3. Use a double boiler and melt chips and paraffin.  Dip each ball into chocolate mixture (I use a spoon as my candy dipper broke and I have yet to replace it)- covering 3/4 of each ball. (you can also just cover the whole ball, it just won't look like a buckeye.) Return to wax paper. Refrigerate. I take one sheet out at a time to keep balls chilled as long as possible.

The amount of chocolate always seems to be too much for just this recipe, but works great if you are combining with the Coconut Indulgences and 3-layer bars.

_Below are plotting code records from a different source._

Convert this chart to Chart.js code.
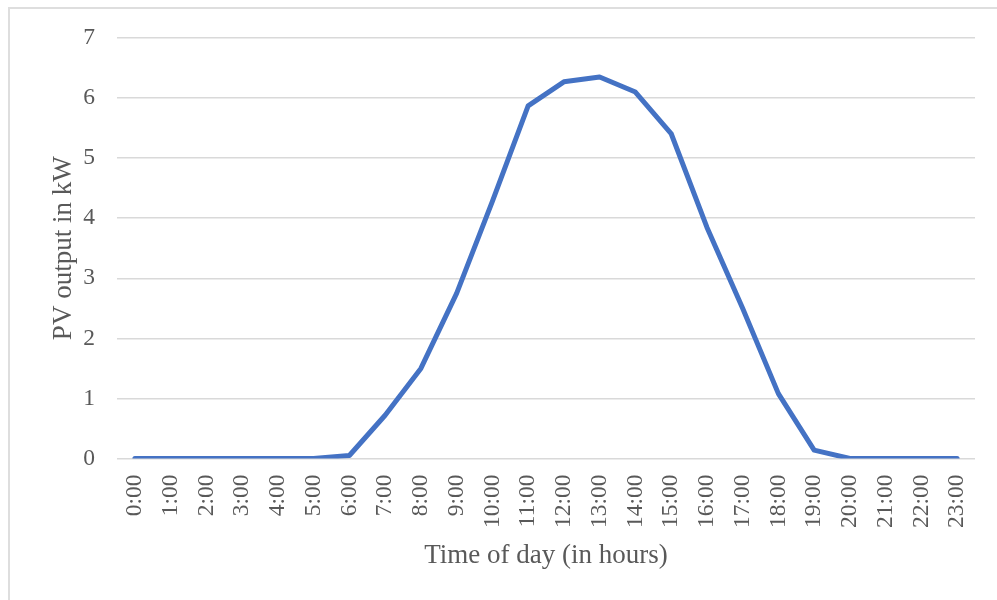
<!DOCTYPE html>
<html>
<head>
<meta charset="utf-8">
<title>PV output over the day</title>
<script src="https://cdn.jsdelivr.net/npm/chart.js@4.4.1/dist/chart.umd.min.js"></script>
<style>
  html, body { margin: 0; padding: 0; background: #ffffff; }
  #wrap { position: relative; width: 997px; height: 600px; overflow: hidden; }
  #frame {
    position: absolute; left: 8px; top: 7px; width: 1200px; height: 800px;
    border-top: 2px solid #dedede; border-left: 2px solid #dedede;
    box-sizing: border-box; pointer-events: none;
  }
  canvas { position: absolute; left: 0; top: 0; }
</style>
</head>
<body>
<div id="wrap">
  <div id="frame"></div>
  <canvas id="chart" width="997" height="600"></canvas>
</div>
<script>
// Hour labels along the x axis
const hours = [
  "0:00", "1:00", "2:00", "3:00", "4:00", "5:00", "6:00", "7:00",
  "8:00", "9:00", "10:00", "11:00", "12:00", "13:00", "14:00", "15:00",
  "16:00", "17:00", "18:00", "19:00", "20:00", "21:00", "22:00", "23:00"
];

// PV output (kW) for each hour
const pvOutput = [
  0, 0, 0, 0, 0, 0, 0.05, 0.72,
  1.5, 2.75, 4.28, 5.87, 6.27, 6.35, 6.1, 5.41,
  3.85, 2.5, 1.08, 0.14, 0, 0, 0, 0
];

// Value axis range
const yMin = 0;
const yMax = 7;
const yStep = 1;

const textGray = "#595959";
const gridGray = "#d9d9d9";
const serif = "'Liberation Serif', 'Times New Roman', serif";

new Chart(document.getElementById("chart"), {
  type: "line",
  data: {
    labels: hours,
    datasets: [{
      data: pvOutput,
      borderColor: "#4472C4",
      borderWidth: 5,
      borderJoinStyle: "round",
      borderCapStyle: "round",
      pointRadius: 0,
      tension: 0,
      fill: false
    }]
  },
  options: {
    responsive: false,
    animation: false,
    devicePixelRatio: 1,
    layout: { padding: { top: 38, right: 22, bottom: 0, left: 0 } },
    plugins: {
      legend: { display: false },
      tooltip: { enabled: false }
    },
    scales: {
      x: {
        offset: true,
        grid: { display: false, drawTicks: false },
        border: { display: false },
        ticks: {
          color: textGray,
          font: { family: serif, size: 23.5 },
          minRotation: 90,
          maxRotation: 90,
          autoSkip: false,
          padding: 16
        },
        title: {
          display: true,
          text: "Time of day (in hours)",
          color: textGray,
          font: { family: serif, size: 27 },
          padding: { top: 0, bottom: 28 }
        },
        afterFit: (scale) => {
          scale.height = 141.5;
          scale.paddingLeft = 0;
          scale.paddingRight = 0;
        }
      },
      y: {
        min: yMin,
        max: yMax,
        grid: { color: gridGray, lineWidth: 1.5, drawTicks: false },
        border: { display: false },
        ticks: {
          stepSize: yStep,
          color: textGray,
          font: { family: serif, size: 23.5 },
          padding: 22
        },
        title: {
          display: true,
          text: "PV output in kW",
          color: textGray,
          font: { family: serif, size: 27 },
          padding: { top: 48, bottom: 0 }
        },
        afterFit: (scale) => {
          scale.width = 117;
          scale.paddingTop = 0;
          scale.paddingBottom = 0;
        }
      }
    }
  }
});
</script>
</body>
</html>
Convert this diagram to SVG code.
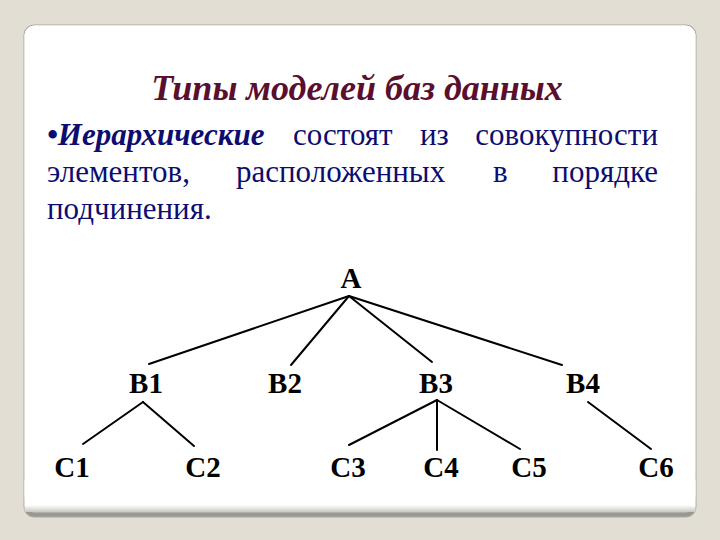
<svg xmlns="http://www.w3.org/2000/svg" width="720" height="540" viewBox="0 0 720 540">
  <defs>
    <linearGradient id="shade" x1="0" y1="0" x2="0" y2="1">
      <stop offset="0" stop-color="#ffffff"/>
      <stop offset="1" stop-color="#c9c7c2"/>
    </linearGradient>
    <style>
      .title { font-family: "Liberation Serif", "DejaVu Serif", serif; font-weight: bold; font-style: italic; font-size: 36px; fill: #5a0f2f; }
      .body { font-family: "Liberation Serif", "DejaVu Serif", serif; font-size: 31px; fill: #0d0d70; }
      .bi { font-weight: bold; font-style: italic; }
      .node { font-family: "Liberation Serif", "DejaVu Serif", serif; font-weight: bold; font-size: 29px; fill: #000; text-anchor: middle; }
      .edge { stroke: #000; stroke-width: 2; fill: none; stroke-linecap: round; }
    </style>
  </defs>
  <rect x="0" y="0" width="720" height="540" fill="#e3ded4"/>
  <!-- card -->
  <rect x="24" y="25" width="672" height="492" rx="10" fill="#9a9892" stroke="#a9a7a1" stroke-width="1"/>
  <rect x="24.5" y="25.5" width="671" height="487" rx="10" fill="url(#shade)"/>
  <rect x="24.5" y="25.5" width="671" height="480" rx="10" fill="#ffffff"/>
  <rect x="24.5" y="480" width="671" height="26" fill="#ffffff"/>
  <rect x="24.5" y="505" width="671" height="7" fill="url(#shade)"/>

  <text class="title" x="357" y="100" text-anchor="middle">Типы моделей баз данных</text>

  <g id="paragraph" class="body">
    <text x="47" y="145"><tspan class="bi">•Иерархические</tspan></text>
    <text x="293" y="145">состоят</text>
    <text x="420" y="145">из</text>
    <text x="658" y="145" text-anchor="end">совокупности</text>
    <text x="47" y="182">элементов,</text>
    <text x="236" y="182">расположенных</text>
    <text x="493" y="182">в</text>
    <text x="658" y="182" text-anchor="end">порядке</text>
    <text x="47" y="219">подчинения.</text>
  </g>

  <g id="connectors">
    <line class="edge" x1="349" y1="296" x2="149" y2="364"/>
    <line class="edge" x1="349" y1="296" x2="291" y2="365"/>
    <line class="edge" x1="349" y1="296" x2="432" y2="362"/>
    <line class="edge" x1="349" y1="296" x2="562" y2="365"/>
    <line class="edge" x1="143" y1="402" x2="83" y2="444"/>
    <line class="edge" x1="143" y1="402" x2="194" y2="446"/>
    <line class="edge" x1="437" y1="400" x2="349" y2="445"/>
    <line class="edge" x1="437" y1="400" x2="437" y2="450"/>
    <line class="edge" x1="437" y1="400" x2="520" y2="449"/>
    <line class="edge" x1="588" y1="402" x2="651" y2="449"/>
  </g>

  <g id="node-A"><text class="node" x="351" y="288">A</text></g>
  <g id="node-B1"><text class="node" x="146" y="393">B1</text></g>
  <g id="node-B2"><text class="node" x="285" y="393">B2</text></g>
  <g id="node-B3"><text class="node" x="436" y="393">B3</text></g>
  <g id="node-B4"><text class="node" x="583" y="393">B4</text></g>
  <g id="node-C1"><text class="node" x="72" y="477">C1</text></g>
  <g id="node-C2"><text class="node" x="203" y="477">C2</text></g>
  <g id="node-C3"><text class="node" x="348" y="477">C3</text></g>
  <g id="node-C4"><text class="node" x="441" y="477">C4</text></g>
  <g id="node-C5"><text class="node" x="529" y="477">C5</text></g>
  <g id="node-C6"><text class="node" x="656" y="477">C6</text></g>
</svg>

If you are wondering why these are called buckeyes - it is because they look like the nut from a buckeye tree. But really, most regions have no idea what a buckeye tree looks like. Here is a little info. See, you do learn new things every day. :)

And, if you missed it, I have also used this recipe at Halloween time to make eyeballs. Always a big hit.

Saturday, December 21, 2013

Coconut Indulgences



This recipe if from the Frank family - but has become one of MY favorites. No one else really likes coconut like I do - so I must be REALLY careful when making these. I try to give a lot of them away - although at times it feels like I am giving away a child. Ok, maybe not the separation is not THAT bad, but I really do love these.

5 ounces condensed milk
1 cup powdered sugar
1 teaspoon vanilla extract
1 (14-ounce) package sweetened flaked coconut
3 cups semi-sweet chocolate chips
In a large bowl, combine the condensed milk, powdered sugar and vanilla extract.  Stir well until thoroughly incorporated and smooth.  add the coconut and stir well to combine.
With a tablespoon, scoop out portions of the candy mixture onto a a baking sheet.  With wet hands, roll the candies into rounds.  Refrigerate until firm, about 1 hour.
In the top of a double boiler or metal bowl set over a pot of simmering water, melt the chocolate chips.  Dip the coconut balls into the chocolate and roll to coat completely.  Shake off the excess chocolate and place on a rack set over a baking sheet lined with waxed paper.  Let air dry or refrigerate to harden.  store in a cool place.
Note:  You can add a 1/4 to 1/2 bar of paraffin wax to the chocolate to make the dipping easier and the candies shiny. 

I make all the buckeyes and these beauties and just do one round of dipping. This year, once I was done dipping, I added a bag of milk chips to the left over chocolate and used that on top of the 3-layer bars. Yes, I am all about conserving energy and supplies - but it is more about doing fewer dishes.